There was only one little problem: they got so busy at one point that they put me in charge of a job while they plied their craft elsewhere. By itself, that wasn't an issue — I was a pretty responsible kid. What was the issue, however, was that I had to paint the exterior of a three-story home. So, I found myself on an extension ladder for hours each day, 30 feet above hard ground. It was terrifying.
I thought about this episode for the first time in a long time recently. What triggered this repressed memory was an article on tower-climber safety that I wrote for our February print edition.
Those who scale these towers — structures that dwarf the house I painted — are awe-inspiring. It makes me nervous just watching video of tower climbers doing their thing. I can't even imagine being clamped on one of these real-life erector sets, several hundred feet above ground. As I understand things, the safety harnesses and other equipment that climbers use are top-notch and light years better than they were even a decade ago. Still, I think I'd have to be encased in a walled structure to do this work — and even then, I'd think long and hard about it.
Last year, only one tower-climber fatality occurred, a 19-year-old who fell 153 feet off a cellular tower he was working on. It feels odd to type the word "only." As Todd Schlekeway, executive director of the National Association of Tower Erectors (NATE) said to me recently, "one is one too many." Amen.
Speaking of NATE, the association over the last several years has worked very hard to change the culture within the tower industry to one that makes safety its top priority, and it seems to be making progress.
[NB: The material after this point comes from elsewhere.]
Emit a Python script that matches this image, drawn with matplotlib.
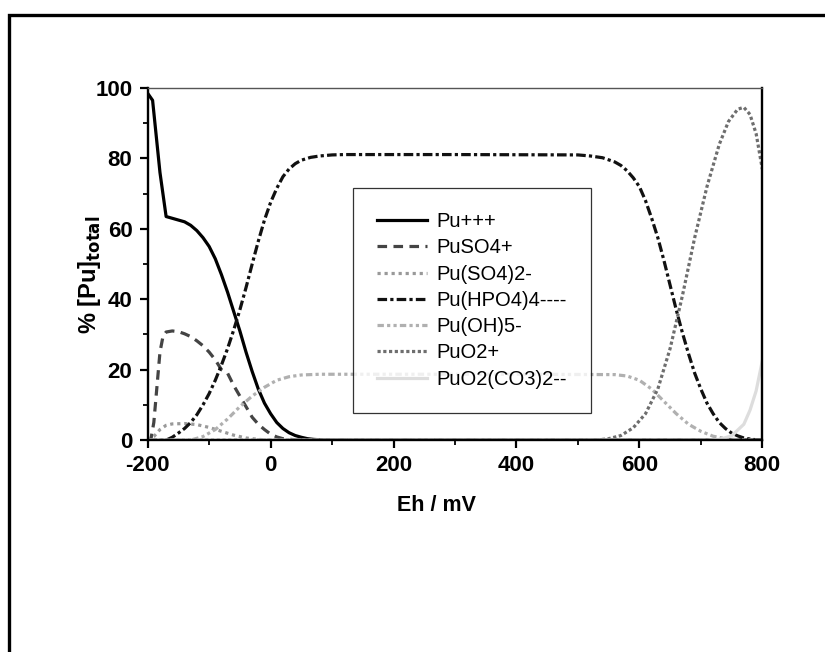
import matplotlib
matplotlib.use("Agg")
import matplotlib.pyplot as plt
from matplotlib.patches import Rectangle
import numpy as np

plt.rcParams["font.family"] = ["Liberation Sans", "DejaVu Sans"]
plt.rcParams["axes.unicode_minus"] = False

# Eh (mV) / % of total Pu
pu3_x = [-200, -192, -180, -170, -160, -150, -140, -130, -120, -110, -100, -90, -80, -70, -60, -50, -40,
         -30, -20, -10, 0, 10, 20, 30, 40, 50, 60, 70, 80, 100, 800]
pu3_y = [98.5, 96.5, 76, 63.5, 63, 62.5, 62, 61, 59.5, 57.5, 55, 51.5, 47, 42, 36.5, 31, 25,
         19.5, 14.5, 10.5, 7.5, 5, 3.3, 2.1, 1.3, 0.8, 0.4, 0.2, 0.1, 0, 0]

puso4_x = [-200, -195, -190, -185, -180, -175, -170, -160, -150, -140, -130, -120, -110, -100, -90, -80,
           -70, -60, -50, -40, -30, -20, -10, 0, 10, 20, 40, 60, 800]
puso4_y = [0, 0, 5, 15, 25, 29.5, 30.7, 31, 30.8, 30.2, 29.4, 28.2, 26.8, 25, 22.8, 20,
           19, 15.5, 12.5, 9.5, 6.5, 4.5, 3, 1.7, 0.9, 0.4, 0.1, 0, 0]

puso42_x = [-200, -190, -180, -170, -160, -140, -120, -100, -80, -60, -40, -20, 0, 800]
puso42_y = [0, 1, 3, 4.2, 4.6, 4.7, 4.4, 3.6, 2.5, 1.4, 0.6, 0.2, 0, 0]

puhpo4_x = [-200, -170, -160, -150, -140, -130, -120, -110, -100, -90, -80, -70, -60, -50, -40, -30, -20,
            -10, 0, 10, 20, 30, 40, 50, 65, 80, 100, 120, 300, 500, 520, 540, 560, 570, 580, 590, 600,
            610, 620, 630, 640, 650, 660, 670, 680, 690, 700, 710, 720, 730, 740, 750, 760, 770, 780,
            790, 800]
puhpo4_y = [0, 0, 0.8, 2, 3.3, 5, 7.2, 10, 13.2, 17, 21.3, 26, 31.3, 37, 43.3, 50, 56.5,
            62.5, 67.5, 71.5, 74.8, 77, 78.5, 79.5, 80.3, 80.7, 81, 81.1, 81.1, 81, 80.7, 80.2, 79, 78,
            76.5, 74.5, 72, 68, 63, 57.5, 51, 44, 37, 30.5, 24.5, 19, 14.5, 10.5, 7.5, 5, 3.3, 2, 1.2,
            0.6, 0.3, 0.1, 0]

puoh5_x = [-200, -130, -110, -90, -70, -50, -30, -10, 10, 30, 50, 80, 200, 400, 560, 580, 600, 620, 640,
           660, 680, 700, 720, 740, 760, 800]
puoh5_y = [0, 0, 1, 3, 6, 9.5, 12.5, 15, 17, 18, 18.5, 18.7, 18.7, 18.7, 18.6, 18.2, 17, 14.5, 11,
           7.5, 4.5, 2.5, 1.1, 0.4, 0.1, 0]

puo2_x = [-200, 530, 550, 570, 590, 610, 630, 650, 670, 690, 710, 730, 745, 760, 770, 780, 790, 800]
puo2_y = [0, 0, 0.4, 1.3, 3.5, 7.5, 14.5, 26, 41, 57.5, 72, 84, 90.5, 94, 94.5, 92.5, 87, 77]

puo2co3_x = [-200, 710, 730, 750, 770, 780, 790, 800]
puo2co3_y = [0, 0, 0.2, 1.2, 4.5, 8.5, 14, 22.5]

fig = plt.figure(figsize=(8.25, 6.52), dpi=100)
ax = fig.add_axes([0.179, 0.325, 0.745, 0.54])

# outer frame (only left and top are inside the picture)
fig.patches.append(Rectangle((0.011, -0.1), 1.2, 1.077, transform=fig.transFigure,
                             fill=False, edgecolor="black", linewidth=2.4))

lw = 2.3
ax.plot(pu3_x, pu3_y, color="black", lw=lw, label="Pu+++")
ax.plot(puso4_x, puso4_y, color="#444444", lw=lw, ls=(0, (3, 2)), label="PuSO4+")
ax.plot(puso42_x, puso42_y, color="#999999", lw=lw, ls=(0, (1, 1.2)), label="Pu(SO4)2-")
ax.plot(puhpo4_x, puhpo4_y, color="#111111", lw=lw, ls=(0, (3, 1, 1, 1)), label="Pu(HPO4)4----")
ax.plot(puoh5_x, puoh5_y, color="#b0b0b0", lw=lw, ls=(0, (2, 1, 1, 1, 1, 1)), label="Pu(OH)5-")
ax.plot(puo2_x, puo2_y, color="#6e6e6e", lw=lw, ls=(0, (1, 0.8)), label="PuO2+")
ax.plot(puo2co3_x, puo2co3_y, color="#dddddd", lw=lw, label="PuO2(CO3)2--")

ax.set_xlim(-200, 800)
ax.set_ylim(0, 100)
ax.set_xticks([-200, 0, 200, 400, 600, 800])
ax.set_xticks(np.arange(-100, 800, 200), minor=True)
ax.set_yticks([0, 20, 40, 60, 80, 100])
ax.set_yticks(np.arange(10, 100, 20), minor=True)
ax.tick_params(which="major", direction="out", length=6, width=1.6, labelsize=16, pad=5)
ax.tick_params(which="minor", direction="out", length=3.5, width=1.3)
for lab in ax.get_xticklabels() + ax.get_yticklabels():
    lab.set_fontweight("bold")
for side in ["left", "bottom", "right"]:
    ax.spines[side].set_linewidth(1.7)
ax.spines["top"].set_linewidth(1.0)
ax.spines["top"].set_color("#555555")

ax.set_xlabel("Eh / mV", fontsize=15.5, fontweight="bold", labelpad=10)
ax.xaxis.set_label_coords(0.47, -0.155)
ax.set_ylabel(r"% [Pu]$_{\mathbf{total}}$", fontsize=17, fontweight="bold")
ax.yaxis.set_label_coords(-0.072, 0.47)

leg = ax.legend(loc="upper left", bbox_to_anchor=(0.334, 0.716), borderaxespad=0, fontsize=14.5,
                frameon=True, fancybox=False, edgecolor="black", handlelength=2.5, labelspacing=0.36,
                borderpad=1.2, handletextpad=0.45)
leg.get_frame().set_linewidth(0.9)

fig.savefig("out.png", dpi=100)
For instance, NATE has provided sound guidance in terms of the equipment that climbers should use, as well as how to filter qualified contractors who take safety seriously from the rest. It also has worked with carriers to help them better understand their responsibilities. Schlekeway told me that one such carrier — U.S. Cellular — has written into its contracts that it only will use NATE members for tower work. That's a huge step in the right direction.
Undermining this effort is the fact that an "arms race" currently is underway amongst the commercial wireless carriers, each of which is scrambling to build out infrastructure to keep up with customer demand driven by a seemingly insatiable appetite for mobile data. There is an enormous amount of work out there right now that is attracting contractors and personnel with sketchy qualifications. Add to that the pressure to finish work quickly in order to move on to the next site, and what you get is a formula for disaster.
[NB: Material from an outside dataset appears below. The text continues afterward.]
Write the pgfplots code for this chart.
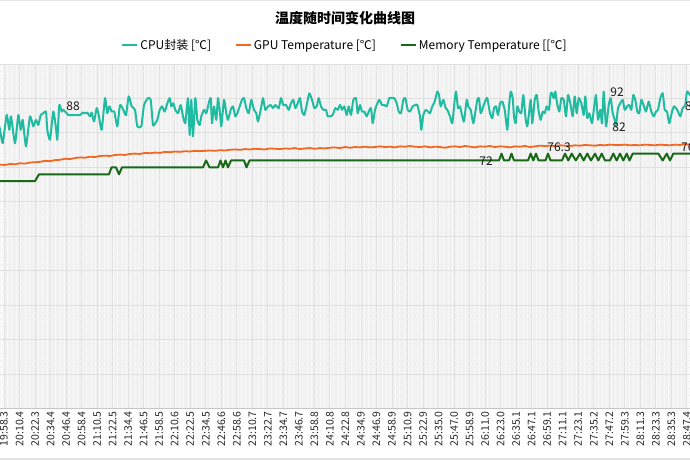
\documentclass[border=0pt]{standalone}
\usepackage{fontspec}
\setmainfont{Noto Sans CJK SC}
\usepackage{pgfplots}
\pgfplotsset{compat=1.18}
\definecolor{cpu}{RGB}{32,187,160}
\definecolor{gpu}{RGB}{240,104,34}
\definecolor{mem}{RGB}{24,104,24}
\definecolor{bgc}{RGB}{249,249,249}
\definecolor{gmaj}{RGB}{224,224,224}
\definecolor{gmin}{RGB}{241,241,241}
\begin{document}
\begin{tikzpicture}
\useasboundingbox (0pt,0pt) rectangle (690pt,460pt);
\fill[white] (0pt,0pt) rectangle (690pt,460pt);
\draw[gray!20, line width=1.5pt] (0pt,459.5pt) -- (690pt,459.5pt);
\draw[gray!20, line width=1.5pt] (0pt,1.2pt) -- (690pt,1.2pt);
\node[font=\bfseries\fontsize{14}{16}\selectfont] at (345pt,442pt) {温度随时间变化曲线图};
\begin{axis}[
  at={(0pt,51.4pt)}, anchor=south west,
  width=690pt, height=344.6pt, scale only axis,
  xmin=0, xmax=690, ymin=0, ymax=100,
  ytick={0,10,...,100}, yticklabels={},
  minor y tick num=4,
  xtick={4,19.52,...,690},
  minor x tick num=11,
  xticklabels={19:58.3,20:10.4,20:22.3,20:34.4,20:46.4,20:58.4,21:10.5,21:22.5,21:34.4,21:46.5,21:58.5,22:10.6,22:22.5,22:34.5,22:46.6,22:58.6,23:10.7,23:22.7,23:34.7,23:46.7,23:58.8,24:10.8,24:22.8,24:34.9,24:46.9,24:58.9,25:10.9,25:22.9,25:35.0,25:47.0,25:58.9,26:11.0,26:23.0,26:35.1,26:47.1,26:59.1,27:11.1,27:23.1,27:35.2,27:47.2,27:59.3,28:11.3,28:23.3,28:35.3,28:47.4},
  xticklabel style={rotate=90, anchor=east, font=\fontsize{10.5}{10.5}\selectfont, text=black!85, inner sep=2.5pt},
  grid=both,
  major grid style={draw=gmaj, line width=0.9pt},
  minor grid style={draw=gmin, line width=0.4pt},
  tick style={draw=none},
  axis line style={draw=none},
  axis background/.style={fill=bgc},
  legend style={at={(0.5,1.055)}, anchor=center, legend columns=3, draw=none, fill=none,
    font=\fontsize{12}{14}\selectfont, inner sep=0pt,
    /tikz/every even column/.append style={column sep=22pt},
    nodes={inner xsep=2pt}},
  legend image code/.code={\draw[#1] (0pt,0pt) -- (15pt,0pt);},
]
\addplot[cpu, line width=2pt, line join=round, smooth, tension=0.3] coordinates {
(-3,84)(0,81)(2.7,77)(6.7,85.2)(9.3,80.9)(11,84.8)(15,77)(18.3,85.2)(20.7,80.9)(22.7,83.8)(26,76.1)(30,84.8)(33.3,81.9)(36,83.8)(38.3,82.3)(40.7,85.2)(43.3,85.7)(46,86.2)(47.3,80.9)(50,78)(53.3,86.2)(56,81.4)(57.3,78)(59.3,88.1)(61.7,86.2)(63.3,86.7)(66.7,85.7)(68.3,85.2)(80,85.2)(82.7,85.9)(85,85.7)(87.3,85.9)(90,84.8)(91.7,85.9)(94,83.3)(96.7,87.2)(98.7,85.2)(101.7,80.9)(105,90.1)(107.3,85.7)(109.3,87.7)(111.7,86.2)(114.3,86.2)(117.3,81.9)(120,88.1)(123.3,86.7)(126,85.2)(128.7,90.6)(131.7,87.7)(135,86.7)(137.3,81.9)(141.3,81.9)(144,88.1)(148,90.1)(150.7,89.6)(153,82.3)(155.3,82.8)(157.3,83.8)(159.7,86.7)(162,87.7)(164.7,86.2)(167.3,88.6)(169.7,90.1)(171.3,87.7)(173.3,88.6)(175.3,86.7)(178,85.7)(180.7,88.1)(183,84.8)(185.3,82.8)(188,90.1)(189.7,79.4)(191.3,89.6)(193,79)(195.3,90.1)(197.3,83.8)(199.7,82.3)(201.3,84.8)(204,86.7)(206.3,85.7)(208.7,88.6)(210.7,90.1)(212,82.8)(214,87.7)(216.3,83.8)(218,90.1)(220,85.7)(221.3,81.9)(224,89.6)(226.3,85.7)(228,83.8)(230.7,86.7)(233,87.7)(235.3,84.8)(237.3,85.7)(239.7,87.7)(242,89.6)(244,90.1)(246.3,87.2)(248.7,85.7)(251.3,89.6)(254,86.7)(256.3,85.7)(258,83.3)(260.7,86.7)(263,90.1)(265.3,86.7)(268,87.7)(270.7,88.1)(273,87.2)(275.3,88.1)(278.7,87.2)(281,90.1)(283.3,88.1)(286,88.1)(288.7,86.7)(291,88.6)(293.3,89.6)(295.3,87.2)(297.7,88.6)(300,90.1)(302,86.2)(304.3,85.2)(306.7,88.1)(309.3,91.5)(312,89.6)(314.3,87.2)(316.7,87.7)(318.7,90.1)(321,87.7)(323.3,86.7)(326,86.7)(327.7,84.8)(330,84.8)(332.7,85.2)(335.3,87.2)(337.7,86.7)(340,88.1)(342,86.7)(344.3,87.7)(346.7,85.2)(348.7,87.7)(351,85.2)(353.3,89.6)(356,90.1)(357.7,85.7)(360,88.1)(362,86.2)(364.3,86.2)(366.7,84.8)(368.7,86.2)(371,87.2)(372.7,82.8)(375,86.7)(376.7,88.1)(379.3,89.6)(382,88.1)(384.3,88.1)(386.7,87.7)(389.3,90.1)(392,90.1)(394.3,90.1)(396.7,88.6)(398.7,86.2)(401,85.7)(403.3,89.6)(405.3,90.1)(407.7,86.7)(410,86.2)(412.7,87.7)(415.3,88.1)(417.3,88.1)(420,84.8)(421.3,80.9)(423.3,85.2)(425.7,86.7)(428,86.2)(430,85.7)(432.3,87.7)(434.7,89.1)(437.3,92)(439,91)(440.7,87.7)(443.3,89.6)(445.7,87.2)(447.3,86.7)(450,84.8)(452.3,82.8)(454.7,89.6)(456,92)(458,87.2)(460,87.7)(462.3,84.8)(464,83.3)(466.7,89.6)(468.3,87.7)(470.7,86.7)(473.3,82.8)(475.7,86.7)(477.3,89.6)(479,90.1)(480.7,85.7)(483.3,87.7)(485.7,89.6)(487.3,90.1)(490,85.7)(492.3,84.3)(494,87.2)(496,87.7)(498,85.2)(500,88.6)(502.3,89.1)(504.7,86.7)(507.3,80.9)(509,87.7)(510.7,92)(512.7,90.1)(514,84.8)(515.7,82.8)(517.3,87.7)(519.3,86.2)(521.3,85.7)(523.3,91)(525.7,83.8)(527.3,81.9)(529,85.7)(530.7,89.6)(532.3,82.8)(534.7,89.6)(536.7,91)(538.7,86.2)(540.7,83.8)(542.7,86.2)(544.7,85.7)(546.7,87.7)(549,86.7)(550.7,91.5)(552,91.5)(553.7,90.1)(555.3,92)(557,88.6)(559.3,86.2)(561.3,90.1)(563.7,89.6)(566,84.8)(568,91)(570.3,88.6)(572.7,84.8)(574.7,90.6)(576.7,85.7)(578.7,90.1)(581.3,88.6)(583.7,85.2)(585.3,90.6)(587.3,84.3)(589.3,85.7)(592,82.8)(594,87.2)(596,91)(598,83.8)(600.3,86.7)(602,82.8)(603.7,92)(606,81.9)(608.7,88.1)(610.7,90.1)(612.7,85.7)(614.7,83.8)(616,82.3)(618,87.2)(620.3,88.6)(622.7,89.6)(624.7,86.7)(627,87.7)(629.3,88.1)(631.3,86.7)(633.3,91)(635.3,89.6)(637.3,86.2)(639.3,85.7)(641.3,89.6)(644,87.7)(646,86.2)(648.7,89.1)(651.3,86.2)(653.7,84.8)(656,86.2)(658,86.7)(660.3,90.1)(662.7,91.5)(664.7,86.7)(667,86.2)(669.3,82.8)(672,86.2)(674,87.7)(676,87.2)(678,86.2)(680.3,84.8)(682.7,87.2)(685.3,88.1)(687,92)(690,91)(693,90)
};
\addlegendentry{CPU封装 [℃]}
\addplot[gpu, line width=1.8pt, line join=round] coordinates {
(-3,70.8)(0,70.8)(5,70.7)(10,71.0)(15,70.9)(20,71.2)(25,71.1)(30,71.4)(35,71.5)(40,71.6)(45,71.9)(50,71.8)(55,72.1)(60,72.2)(65,72.5)(70,72.4)(75,72.7)(80,72.9)(85,72.8)(90,73.1)(95,73.0)(100,73.3)(105,73.4)(110,73.3)(115,73.6)(120,73.7)(125,73.6)(130,73.9)(135,74.0)(140,73.9)(145,74.2)(150,74.1)(155,74.3)(160,74.2)(165,74.5)(170,74.4)(175,74.6)(180,74.5)(185,74.7)(190,74.6)(195,74.8)(200,74.7)(205,74.8)(210,74.9)(215,74.8)(220,75.0)(225,74.9)(230,75.1)(235,75.2)(240,75.1)(245,75.3)(250,75.2)(255,75.4)(260,75.3)(265,75.2)(270,75.5)(275,75.4)(280,75.3)(285,75.5)(290,75.4)(295,75.6)(300,75.3)(305,75.5)(310,75.6)(315,75.4)(320,75.6)(325,75.5)(330,75.7)(335,75.8)(340,75.6)(345,75.9)(350,75.7)(355,75.9)(360,75.8)(365,76.0)(370,75.8)(375,75.9)(380,76.1)(385,75.9)(390,76.0)(395,75.8)(400,76.1)(405,76.0)(410,76.2)(415,76.0)(420,75.9)(425,76.1)(430,75.8)(435,76.0)(440,75.9)(445,75.7)(450,76.0)(455,76.1)(460,75.9)(465,76.2)(470,76.0)(475,75.8)(480,76.1)(485,76.0)(490,76.2)(495,75.9)(500,76.1)(505,76.0)(510,75.8)(515,76.1)(520,76.0)(525,76.2)(530,75.9)(535,76.1)(540,76.3)(545,76.2)(550,76.3)(555,76.2)(560,76.4)(565,76.3)(570,76.2)(575,76.4)(580,76.3)(585,76.5)(590,76.4)(595,76.3)(600,76.5)(605,76.4)(610,76.6)(615,76.5)(620,76.5)(625,76.6)(630,76.4)(635,76.5)(640,76.4)(645,76.6)(650,76.5)(655,76.4)(660,76.6)(665,76.5)(670,76.4)(675,76.6)(680,76.5)(685,76.7)(690,76.6)(693,76.6)
};
\addlegendentry{GPU Temperature [℃]}
\addplot[mem, line width=2pt, line join=round] coordinates {
(-3,66)(35,66)(39,68)(109,68)(111.5,70)(116,70)(119,68)(122,70)(203,70)(206,72)(209.5,70)(218,70)(220.5,72)(223,70)(225.5,72)(228,70)(231,72)(244,72)(246.5,70)(249.5,72)(499,72)(501.5,74)(504,72)(509,72)(511.5,74)(514,72)(528,72)(530.7,74)(533.3,72)(536,74)(538.5,72)(545.5,72)(548,74)(550.5,72)(562,72)(565,74)(568.3,72)(571.7,74)(575.8,72)(580,74)(583.6,72)(587.3,74)(591,72)(595,74)(598.3,72)(601.7,74)(605,72)(610,72)(613.3,74)(616.7,72)(620,74)(623.3,72)(626.7,74)(629.5,72)(632.7,74)(658.3,74)(662.7,72)(666.7,74)(670,72)(673.3,74)(693,74)
};
\addlegendentry{Memory Temperature [[℃]}
\draw[gray!45, line width=1pt] (rel axis cs:0,0) -- (rel axis cs:1,0);
\begin{scope}[every node/.style={font=\fontsize{12}{12}\selectfont, inner sep=0pt, text=black!90}]
\node at (axis cs:73,87.8) {88};
\node at (axis cs:617,91.8) {92};
\node at (axis cs:619,81.7) {82};
\node at (axis cs:486,71.7) {72};
\node at (axis cs:559,75.9) {76.3};
\node[anchor=west] at (axis cs:681,75.9) {76.9};
\node[anchor=west] at (axis cs:685,87.8) {88};
\end{scope}
\end{axis}
\end{tikzpicture}
\end{document}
Being a journalist, I can speak to this on some level. We constantly are under deadline pressure, and our resources are spread pretty thin. As the adage goes, haste makes waste, so mistakes occasionally get made. It doesn't happen often, but when it does, we run a correction. When mistakes get made on a tower, people suffer serious injuries or even death.
There's a lot more to this story, which I go into in greater depth in our February edition. I hope you'll read it. In the meantime, I'll borrow from the immortal Sgt. Phil Esterhaus of Hill Street Blues fame by saying to everyone who climbs towers, "Let's be careful out there."